Open-Assistant
Open-Assistant copied to clipboard
Add instruction to reverse augmentation
We currently support reverse augmentation for the alpaca datasets. This proved to be not really helpful till now. As mentioned in section 5.1.1 of the paper we should probably generate some additional instruction, e.g. "Please generate a question based on the answer:" in the question part.
Hi, I am new to this project and would like to contribute towards it. This seems like something I could pick up.
Can you please help with explaining how should I start working with it?
I guess I have to change something over here i.e. removing reverse_augmentation. Do you have some reference which can help me get started with generating some additional instructions you mentioned in the original issue?
I am also new to this project, but here is how I would have started:
I believe you can start by adding adding a new task type
https://github.com/LAION-AI/Open-Assistant/blob/7be14b7e9c6a2e85b8c003728d7cc1126fc9f8d7/oasst-shared/oasst_shared/schemas/protocol.py#L11
and then adding support for it on the front and backend.
Edit:
I did some more digging in the code and supporting reverse augmentation might require a major overhaul of the datastructure used to store conversation trees. Currently messages are stored in a "rooted" tree (every message has one parent and many children) but we would need an "unrooted" tree where a message can have multiple parents.
this would have to get changed to a many-to-many relationship https://github.com/LAION-AI/Open-Assistant/blob/50b55d881c1a92c0fa234ec0e2623e55d7b42b59/backend/oasst_backend/models/message.py#L34
@DominiqueGarmier we would just add this for the datasets that already support the reverse_augmentation
keyword for now. Maybe if it yields good results, we can add it in the DatasetEntry
class to support it on all datasets. So maybe we could start with the alpaca loader.

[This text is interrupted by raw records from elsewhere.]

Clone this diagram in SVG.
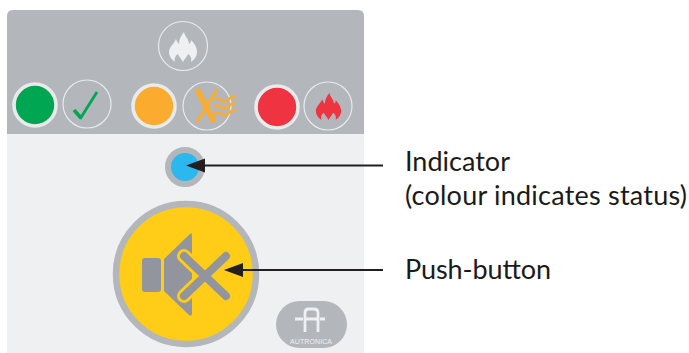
<svg xmlns="http://www.w3.org/2000/svg" width="689" height="353" viewBox="0 0 689 353">
<style>
.lbl{font-family:Lato,"Noto Sans",sans-serif;font-size:27px;fill:#1a1a1a}
.ring{fill:none;stroke:#e9eaec;stroke-width:1.2}
.dot{stroke:#e9eaec;stroke-width:3.6}
.con{stroke:#231f20;stroke-width:2.2;fill:none}
</style>
<defs>
<path id="flame" d="M1-15C2-10 6-8 6-3C8-4 8-6 8-7C12-3 14 1 14 5C14 9 12 12 8 15C9 11 7 8 5 7C4 10 2 11 0 15C-2 11-4 10-5 7C-7 8-9 11-8 15C-12 12-14 9-14 5C-14 0-9-3-7-8C-6-5-5-4-4-3C-4-8-2-11 1-15Z"/>
</defs>
<g id="panel">
<path d="M7 134V16Q7 10 13 10H358Q364 10 364 16V134Z" fill="#b3b7bb"/>
<path d="M7 134H364V353H7Z" fill="#eff0f2"/>
</g>
<g id="flame-top">
<circle class="ring" cx="183" cy="46" r="24.500"/>
<use href="#flame" transform="translate(183 47)" fill="#eff0f2"/>
</g>
<g id="status-green">
<circle class="dot" cx="35" cy="105" r="21" fill="#00a651"/>
<circle class="ring" cx="87" cy="104" r="24"/>
<path d="M74 110L81 118" fill="none" stroke="#00a651" stroke-width="3.600"/>
<path d="M80 119L97 92" fill="none" stroke="#00a651" stroke-width="2.800"/>
</g>
<g id="status-amber">
<circle class="dot" cx="154" cy="106" r="21" fill="#fbac2e"/>
<circle class="ring" cx="207" cy="106" r="24"/>
<path d="M197 89L214 122" fill="none" stroke="#fbac2e" stroke-width="5.500"/>
<path d="M217 89L197 122" fill="none" stroke="#fbac2e" stroke-width="3"/>
<path d="M214 100q3-3 7 0t8-1t7-2M214 107q3-3 7 0t8-1t7-2M214 114q3-3 7 0t8-1t7-2" fill="none" stroke="#fbac2e" stroke-width="2.600"/>
</g>
<g id="status-red">
<circle class="dot" cx="277" cy="107" r="21" fill="#ef3340"/>
<circle class="ring" cx="328" cy="106" r="24"/>
<use href="#flame" transform="translate(328.500 106.500) scale(.9)" fill="#ef3340"/>
</g>
<g id="indicator">
<circle cx="185" cy="167" r="17" fill="#2ab8ee" stroke="#b3b7bb" stroke-width="6"/>
</g>
<g id="push-button">
<circle cx="186" cy="274" r="70" fill="#ffcc18" stroke="#b3b7bb" stroke-width="6.500"/>
<rect x="142" y="258" width="19" height="34" rx="3" fill="#92959e"/>
<path d="M164 259L190 234Q192 232 192 236V313Q192 317 189 315L164 291Z" fill="#92959e"/>
<path d="M184 256L226 296M226 256L184 296" fill="none" stroke="#ffcc18" stroke-width="14" stroke-linecap="round"/>
<path d="M184 256L226 296M226 256L184 296" fill="none" stroke="#92959e" stroke-width="8" stroke-linecap="round"/>
</g>
<g id="logo">
<rect x="276" y="301" width="71" height="47" rx="23.500" fill="#b3b7bb"/>
<path d="M305 332V313Q305 309 309 309H314Q318 309 318 313V332M305 319H318M295 319H303M320 319H325" fill="none" stroke="#eff0f2" stroke-width="2.800"/>
<text x="311" y="344" font-family="Liberation Sans, sans-serif" font-size="7" fill="#eff0f2" text-anchor="middle" textLength="42">AUTRONICA</text>
</g>
<g id="connectors">
<path class="con" d="M204 165.500H383"/>
<path d="M186 165.500L205 158.500V172.500Z" fill="#231f20"/>
<path class="con" d="M242 270H383"/>
<path d="M224 270L243 263V277Z" fill="#231f20"/>
</g>
<g id="labels">
<text class="lbl" x="405" y="171" textLength="105">Indicator</text>
<text class="lbl" x="405" y="205" textLength="282">(colour indicates status)</text>
<text class="lbl" x="405" y="279" textLength="146">Push-button</text>
</g>
</svg>
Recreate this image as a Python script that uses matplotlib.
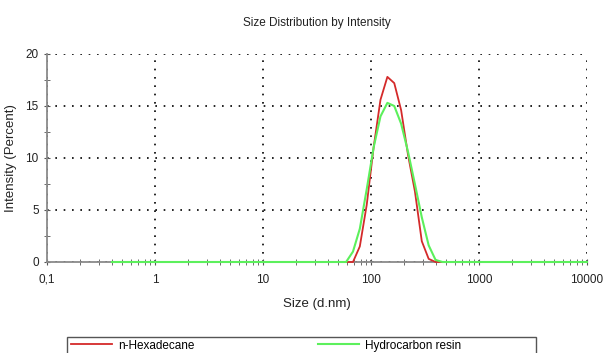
import matplotlib
matplotlib.use('Agg')
import matplotlib.pyplot as plt
from matplotlib.patches import Rectangle
from matplotlib.ticker import FixedLocator, LogLocator, NullFormatter

plt.rcParams['font.family'] = ['Liberation Sans', 'DejaVu Sans']

# size bins (d.nm) and intensity (%)
hexa_size = [0.4, 68.1, 78.8, 91.3, 105.7, 122.4, 141.8, 164.2, 190.1, 220.2, 255.0, 295.3, 342.0, 396.1, 10000]
hexa_int = [0, 0, 1.5, 5.5, 11.0, 15.6, 17.8, 17.2, 14.6, 10.3, 6.8, 2.0, 0.3, 0, 0]

resin_size = [0.4, 58.8, 68.1, 78.8, 91.3, 105.7, 122.4, 141.8, 164.2, 190.1, 220.2, 255.0, 295.3, 342.0, 396.1, 458.7, 10000]
resin_int = [0, 0, 1.0, 3.2, 7.0, 11.0, 14.0, 15.3, 15.0, 13.3, 10.6, 7.5, 4.3, 1.6, 0.2, 0, 0]

x_major = [0.1, 1, 10, 100, 1000, 10000]
x_labels = ['0,1', '1', '10', '100', '1000', '10000']
y_major = [0, 5, 10, 15, 20]

fig = plt.figure(figsize=(6.03, 3.53), dpi=100)
ax = fig.add_axes([47/603, 1 - 262/353, 540/603, 208/353])

ax.plot(hexa_size, hexa_int, color='#d42a2a', lw=1.3, label='n-Hexadecane', zorder=3, clip_on=False)
ax.plot(resin_size, resin_int, color='#5cf05c', lw=1.5, label='Hydrocarbon resin', zorder=3, clip_on=False)

ax.set_xscale('log')
ax.set_xlim(0.1, 10000)
ax.set_ylim(0, 20)
ax.set_xticks(x_major)
ax.set_xticklabels(x_labels)
ax.xaxis.set_minor_locator(LogLocator(base=10, subs=range(2, 10), numticks=20))
ax.xaxis.set_minor_formatter(NullFormatter())
ax.set_yticks(y_major)
ax.yaxis.set_minor_locator(FixedLocator([2.5, 7.5, 12.5, 17.5]))

ax.grid(True, which='major', color='black', linestyle=(0, (1, 4)), linewidth=1.2)
for s in ['top', 'right']:
    ax.spines[s].set_visible(False)
for s in ['left', 'bottom']:
    ax.spines[s].set_color('#8a8a8a')
    ax.spines[s].set_linewidth(1.3)
ax.tick_params(which='both', direction='inout', color='#555555', labelsize=8.5, labelcolor='#222222')
ax.tick_params(which='major', length=5)
ax.tick_params(which='minor', length=4)
ax.tick_params(axis='x', pad=6)

ax.set_title('Size Distribution by Intensity', fontsize=8.5, pad=20, color='#222222')
ax.set_xlabel('Size (d.nm)', fontsize=9.5, color='#222222', labelpad=9)
ax.set_ylabel('Intensity (Percent)', fontsize=9.5, color='#222222', labelpad=6)

# legend box runs off the bottom of the image, like the original
fig.patches.append(Rectangle((67/603, -0.05), 469/603, 0.05 + 1 - 337/353,
                             transform=fig.transFigure, fill=False,
                             edgecolor='#555555', linewidth=1.0))
leg = fig.legend(loc='upper left', bbox_to_anchor=(67/603, 1 - 336/353),
                 ncol=2, fontsize=8.5, frameon=False,
                 borderpad=0.3, handlelength=3.5, handletextpad=0.5,
                 columnspacing=10.5, borderaxespad=0)

fig.savefig('out.png', dpi=100)
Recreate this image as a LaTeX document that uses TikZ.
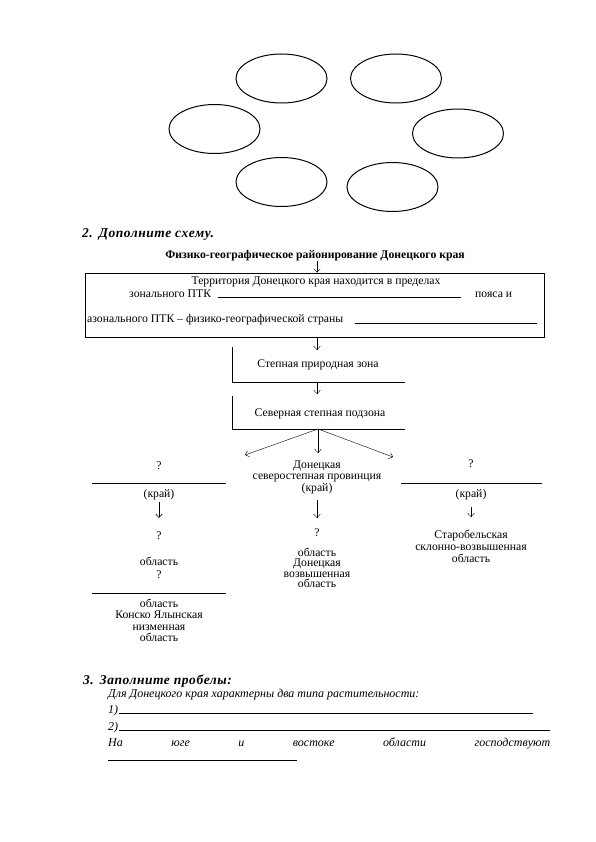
\documentclass[tikz,border=0pt]{standalone}
\usepackage{fontspec}
\setmainfont{Liberation Serif}
\usetikzlibrary{shapes.geometric,arrows.meta}
\begin{document}
\begin{tikzpicture}[x=1pt,y=-1pt,
 ell/.style={draw,line width=1pt,ellipse,minimum width=91pt,minimum height=49pt,inner sep=0},
 sm/.style={font=\fontsize{11.7}{13}\selectfont,inner sep=0,anchor=base},
 smw/.style={font=\fontsize{11.7}{13}\selectfont,inner sep=0,anchor=base west},
 ttl/.style={font=\fontsize{11.7}{13}\selectfont\bfseries,inner sep=0,anchor=base},
 hd/.style={font=\fontsize{13.5}{15}\selectfont\bfseries\itshape\addfontfeature{LetterSpace=4},inner sep=0,anchor=base west},
 itx/.style={font=\fontsize{12}{14}\selectfont\itshape,inner sep=0,anchor=base west},
 arr/.style={-{Straight Barb[length=3.5pt,width=6.5pt]},line width=0.4pt},
 ln/.style={line width=0.8pt}
]
\useasboundingbox (0,0) rectangle (595,842);
% ellipses
\node[ell] (e1) at (281.5,78.5) {};
\node[ell] (e2) at (396,78.5) {};
\node[ell] (e3) at (214.5,129) {};
\node[ell] (e4) at (458,133.5) {};
\node[ell] (e5) at (281.5,182) {};
\node[ell] (e6) at (392.5,187) {};
% heading 2
\node[hd] (h2) at (82,237.5) {2.\hspace{6pt}Дополните схему.};
\node[ttl] (title) at (315,258) {Физико-географическое районирование Донецкого края};
% main box
\node[draw,line width=0.8pt,minimum width=459pt,minimum height=64pt,inner sep=0] (box) at (314.5,305) {};
\coordinate (ax) at (317,0);
\draw[arr] (title.south -| ax) -- (box.north -| ax);
\node[sm] (b1) at (316,284) {Территория Донецкого края находится в пределах};
\node[smw] (b2) at (129,297) {зонального ПТК};
\coordinate (l2a) at (218,297); \coordinate (l2b) at (461,297);
\draw[ln] (l2a) -- (l2b);
\node[smw] (b2b) at (475,297) {пояса и};
\node[smw] (b3) at (87,322) {азонального ПТК – физико-географической страны};
\coordinate (l3a) at (355,323); \coordinate (l3b) at (537,323);
\draw[ln] (l3a) -- (l3b);
% zone
\coordinate (z1top) at (317,350);
\draw[arr] (box.south -| ax) -- (z1top);
\coordinate (z1a) at (232,347); \coordinate (z1b) at (232,382); \coordinate (z1c) at (405,382);
\draw[ln] (z1a) -- (z1b) -- (z1c);
\node[sm] (z1) at (318,367) {Степная природная зона};
\coordinate (z2top) at (317,394);
\draw[arr] (z1c -| ax) -- (z2top);
\coordinate (z2a) at (232,396); \coordinate (z2b) at (232,429); \coordinate (z2c) at (405,429);
\draw[ln] (z2a) -- (z2b) -- (z2c);
\node[sm] (z2) at (320,416) {Северная степная подзона};
% fork
\coordinate (fork) at (318,429);
\coordinate (fl) at (245,455);
\coordinate (fm) at (318,453);
\coordinate (fr) at (393,457);
\draw[arr] (fork) -- (fl);
\draw[arr] (fork) -- (fm);
\draw[arr] (fork) -- (fr);
% left column
\node[sm] (lq1) at (159,469) {?};
\coordinate (ll1a) at (92,483); \coordinate (ll1b) at (226,483);
\draw[ln] (ll1a) -- (ll1b);
\node[sm] (lk) at (159,497) {(край)};
\coordinate (la1) at (159,502); \coordinate (la2) at (159,518);
\draw[arr,line width=0.6pt] (la1) -- (la2);
\node[sm] (lq2) at (159,539) {?};
\node[sm] (lo1) at (159,565) {область};
\node[sm] (lq3) at (159,578) {?};
\coordinate (ll2a) at (92,593); \coordinate (ll2b) at (226,593);
\draw[ln] (ll2a) -- (ll2b);
\node[sm] (lo2) at (159,607) {область};
\node[sm] (lkj) at (159,618.5) {Конско Ялынская};
\node[sm] (lnz) at (159,630) {низменная};
\node[sm] (lo3) at (159,641.5) {область};
% middle column
\node[sm] (md1) at (317,468.5) {Донецкая};
\node[sm] (md2) at (317,479.5) {северостепная провинция};
\node[sm] (mk) at (317,491) {(край)};
\coordinate (ma1) at (317,500); \coordinate (ma2) at (317,518);
\draw[arr] (ma1) -- (ma2);
\node[sm] (mq) at (317,536) {?};
\node[sm] (mo1) at (317,556) {область};
\node[sm] (md3) at (317,566.5) {Донецкая};
\node[sm] (mv) at (317,577) {возвышенная};
\node[sm] (mo2) at (317,587.5) {область};
% right column
\node[sm] (rq) at (471,467) {?};
\coordinate (rl1a) at (401,483); \coordinate (rl1b) at (542,483);
\draw[ln] (rl1a) -- (rl1b);
\node[sm] (rk) at (471,497) {(край)};
\coordinate (ra1) at (471,507); \coordinate (ra2) at (471,517);
\draw[arr] (ra1) -- (ra2);
\node[sm] (rs1) at (471,538) {Старобельская};
\node[sm] (rs2) at (471,550.5) {склонно-возвышенная};
\node[sm] (rs3) at (471,562) {область};
% section 3
\node[hd] (h3) at (83,684.5) {3.\hspace{6pt}Заполните пробелы:};
\node[itx] (p1) at (108,697) {Для Донецкого края характерны два типа растительности:};
\node[itx] (n1) at (108,713) {1)};
\coordinate (n1a) at (119,713); \coordinate (n1b) at (533,713);
\draw[ln] (n1a) -- (n1b);
\node[itx] (n2) at (108,730) {2)};
\coordinate (n2a) at (119,730); \coordinate (n2b) at (550,730);
\draw[ln] (n2a) -- (n2b);
\node[itx,text width=442pt,align=left] (p3) at (108,746) {На\hfill юге\hfill и\hfill востоке\hfill области\hfill господствуют};
\coordinate (n3a) at (108,760); \coordinate (n3b) at (297,760);
\draw[ln] (n3a) -- (n3b);
\end{tikzpicture}
\end{document}
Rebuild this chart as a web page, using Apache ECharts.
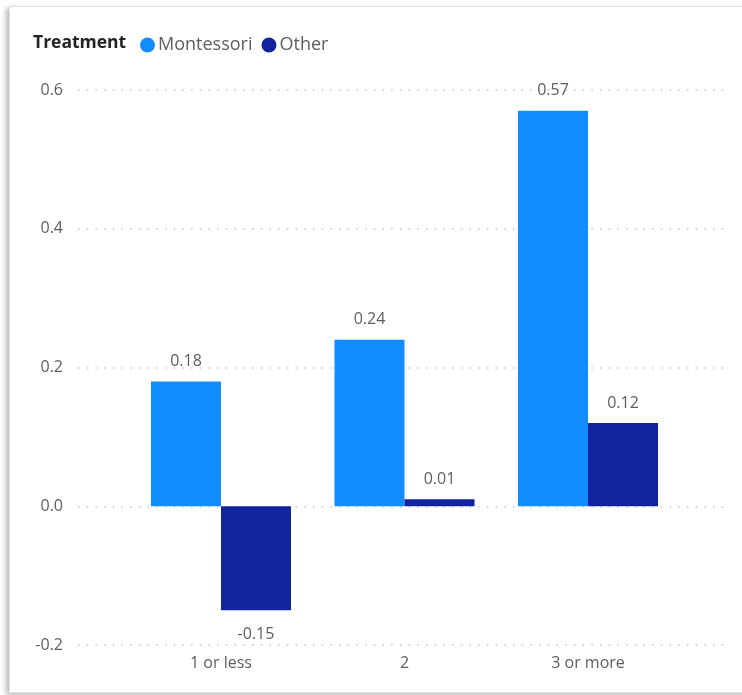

I wouldn't add another class here, but just add a couple of possible instructions ["I give you an answer and you find the corresponding question", "Please generate a question based on the answer", "Let's play Jeopardy."]
and sample one of those. We do something similar already with e.g. here
@ambujpawar Would you like to work on this too? If so, then we have to figure out who takes this issue. Sorry, guys I somehow missed this issue.
But I am sure, we'll find some other stuff where both of you can help, e.g. https://github.com/LAION-AI/Open-Assistant/issues/2827
Ok, with the merge of #2870 some things changed here. Sorry for this but things move quickly here. We need to implement this for the get_formatted
method of DatasetEntry
class. So maybe adding a test here and checking if questions and answers are reversed would be a good start.
I close this for now since reverse-augmentation was causing more harm than it helped.